Kowalski also expressed disappointment over the outcome of the recently concluded conference on Financing for Development (FfD) in Addis Ababa.

“We hoped for a progressive and fair financing agreement that addressed the root causes of global economic inequality and its impact on women’s and girls’ lives. But that’s not what we got,” she said.

“We expected strong commitments on financing for gender equality and recognition of the value of women’s unpaid care work. We expected governments to address the systemic drivers of inequalities within and between countries, to establish fair tax policies, to stop illicit financial flows, and to address injustices in international trade structures that disadvantage the poorest countries.”

“We were disappointed that there were no new commitments to increase public financing in order to achieve the SDGs,” Kowalski declared.

Carvalho of Amnesty International said, “It will be impossible to achieve truly transformative sustainable development and to leave no one behind without conducting regular, transparent, holistic and participatory reviews of progress and setbacks at all levels.”

“The agenda acknowledges the need for international financial institutions (IFIs) to respect domestic policy, but does not go far enough to ensure that their activities to do contribute to any human rights violations.”

“I think we need to strengthen the argument for the agenda to be universal – when all countries have to deliver on their commitments and obligations.”

These, he said, include Official Development Assistance (ODA) and tax justice.

Meanwhile, in a statement released to IPS, Beyond 2015, described as a global civil society campaign pushing for a strong successor to the Millennium Development Goals (MDGs), said “for the SDGs to have a real impact on people’s lives everywhere, people themselves must participate in implementing the goals and reviewing progress, and be active agents in decisions affecting them.”
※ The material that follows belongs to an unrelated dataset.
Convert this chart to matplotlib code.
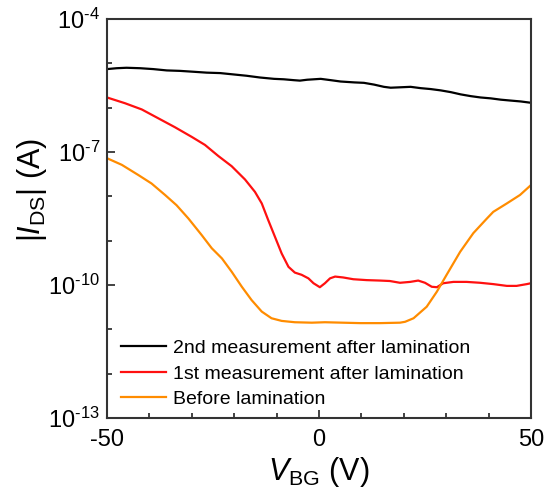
import numpy as np
import matplotlib
matplotlib.use('Agg')
import matplotlib.pyplot as plt
from matplotlib.ticker import FixedLocator, FuncFormatter

plt.rcParams['font.family'] = ['Liberation Sans', 'DejaVu Sans']
plt.rcParams['mathtext.fontset'] = 'custom'
plt.rcParams['mathtext.rm'] = 'Liberation Sans'
plt.rcParams['mathtext.it'] = 'Liberation Sans:italic'
plt.rcParams['axes.unicode_minus'] = False

# values (x in V, log10 of current in A)
x_2nd = [-50, -47.7, -45.4, -42.2, -39.1, -35.9, -32.8, -29.6, -26.5, -23.3,
         -20.2, -17.1, -13.9, -10.6, -8.3, -5.9, -4.5, -2.8, 0.4, 2.8, 5.1,
         8.3, 10.6, 13.0, 15.3, 16.9, 19.3, 21.6, 24.0, 26.3, 28.7, 31.1,
         33.4, 35.8, 38.1, 40.5, 42.9, 45.2, 47.6, 50]
logi_2nd = [-5.13, -5.11, -5.10, -5.11, -5.13, -5.16, -5.17, -5.19, -5.21,
            -5.22, -5.25, -5.28, -5.32, -5.35, -5.36, -5.38, -5.39, -5.37,
            -5.35, -5.38, -5.41, -5.43, -5.44, -5.48, -5.53, -5.55, -5.54,
            -5.53, -5.56, -5.58, -5.61, -5.65, -5.70, -5.74, -5.77, -5.79,
            -5.82, -5.84, -5.86, -5.89]

x_1st = [-50, -45.75, -41.8, -37.9, -34.0, -30.0, -26.9, -23.75, -20.6,
         -17.45, -15.1, -13.5, -12.0, -10.4, -8.8, -7.2, -5.7, -4.1, -2.5,
         -1.3, 0.2, 1.4, 2.6, 3.8, 5.7, 8.1, 11.25, 14.4, 16.7, 19.1, 21.5,
         23.4, 25.0, 26.6, 27.8, 29.3, 31.7, 34.8, 38.0, 41.1, 44.3, 46.6,
         49.0, 50]
logi_1st = [-5.77, -5.90, -6.04, -6.24, -6.44, -6.66, -6.84, -7.09, -7.32,
            -7.62, -7.90, -8.16, -8.53, -8.91, -9.29, -9.59, -9.72, -9.77,
            -9.85, -9.96, -10.05, -9.96, -9.85, -9.81, -9.83, -9.87, -9.89,
            -9.90, -9.91, -9.95, -9.93, -9.90, -9.95, -10.04, -10.05, -9.96,
            -9.93, -9.93, -9.95, -9.98, -10.02, -10.02, -9.98, -9.96]

x_before = [-50, -46.5, -42.6, -39.5, -36.3, -33.6, -30.8, -27.7, -25.3,
            -22.9, -20.6, -18.2, -15.9, -13.5, -11.2, -8.8, -5.7, -1.7, 1.4,
            9.7, 14.4, 19.1, 20.3, 22.3, 25.4, 27.8, 30.1, 33.3, 36.4, 39.6,
            41.1, 44.3, 47.4, 50]
logi_before = [-7.14, -7.29, -7.52, -7.71, -7.97, -8.20, -8.50, -8.87, -9.17,
               -9.40, -9.70, -10.04, -10.34, -10.60, -10.75, -10.81, -10.84,
               -10.85, -10.84, -10.86, -10.86, -10.85, -10.83, -10.75, -10.49,
               -10.15, -9.77, -9.25, -8.83, -8.50, -8.35, -8.16, -7.97, -7.745]

labels = ['2nd measurement after lamination',
          '1st measurement after lamination',
          'Before lamination']
colors = ['#000000', '#ff1010', '#ff8c00']

fig = plt.figure(figsize=(5.48, 5.0), dpi=100)
ax = fig.add_axes([107 / 548, 1 - 418 / 500, 424 / 548, 399 / 500])

for xs, ys, lab, c in zip([x_2nd, x_1st, x_before],
                          [logi_2nd, logi_1st, logi_before], labels, colors):
    ax.plot(xs, 10.0 ** np.array(ys), color=c, lw=1.6, label=lab,
            solid_joinstyle='round')

ax.set_yscale('log')
ax.set_xlim(-50, 50)
ax.set_ylim(1e-13, 1e-4)


def exp_label(v, pos):
    # hyphen instead of the long math minus, as in the reference
    return r'$\mathregular{10^{\text{%d}}}$' % round(np.log10(v))


ax.yaxis.set_major_locator(FixedLocator([1e-13, 1e-10, 1e-7, 1e-4]))
ax.yaxis.set_minor_locator(FixedLocator([10.0 ** k for k in range(-13, -3)]))
ax.yaxis.set_major_formatter(FuncFormatter(exp_label))
ax.yaxis.set_minor_formatter(FuncFormatter(lambda v, p: ''))
ax.set_xticks([-50, 0, 50])
ax.set_xticks(np.arange(-50, 51, 10), minor=True)

ax.tick_params(which='both', direction='in', top=False, right=False,
               labelsize=17, width=1.2, color='#222222')
ax.tick_params(which='major', length=6)
ax.tick_params(which='minor', length=3.5)
ax.tick_params(axis='y', which='major', pad=5)
ax.tick_params(axis='x', which='major', pad=8)
for s in ax.spines.values():
    s.set_linewidth(1.5)
    s.set_color('#333333')

ax.set_xlabel(r'$\mathit{V}_{\mathregular{BG}}$ (V)', fontsize=22, labelpad=3)
ax.set_ylabel(r'$|\mathit{I}_{\mathregular{DS}}|$ (A)', fontsize=22)
ax.yaxis.set_label_coords(-0.137, 0.571)

ax.legend(loc='lower left', bbox_to_anchor=(0.033, 0.025), frameon=False,
          fontsize=14, handlelength=2.3, handletextpad=0.35,
          labelspacing=0.4, borderpad=0, borderaxespad=0)

fig.savefig('out.png', dpi=100)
The Beyond 2015 Campaign said it welcomes the focus on inclusion and participation reflected in the current draft that is being negotiated at the United Nations, and “we count on governments to translate their commitments into action as soon as the SDGs are adopted.”

In implementing the SDGs, it is crucial that states honour their commitment to “leave no one behind”.

“This means tracking progress for all social and economic groups, especially the most vulnerable and marginalized, drawing upon data from a wider range of sources, and regular scrutiny with the involvement of people themselves,” the statement added.

Additionally, an even higher level of participation and inclusion is needed, at all levels, when implementation starts.

“People must be aware of the new agenda and take ownership of the goals for real and sustainable changes to occur.”

The Beyond 2015 campaign also welcomed the commitment to an open and transparent follow-up framework for the SDGs, grounded in people’s participation at multiple levels.

“We believe the current draft could be improved by including specific time-bound commitments and endorsing civil society’s role in generating data to review commitments,” it said.

“We insist on the need for governments to translate the SDGs into national commitments as this is a crucial step for governments to be genuinely accountable to people everywhere.”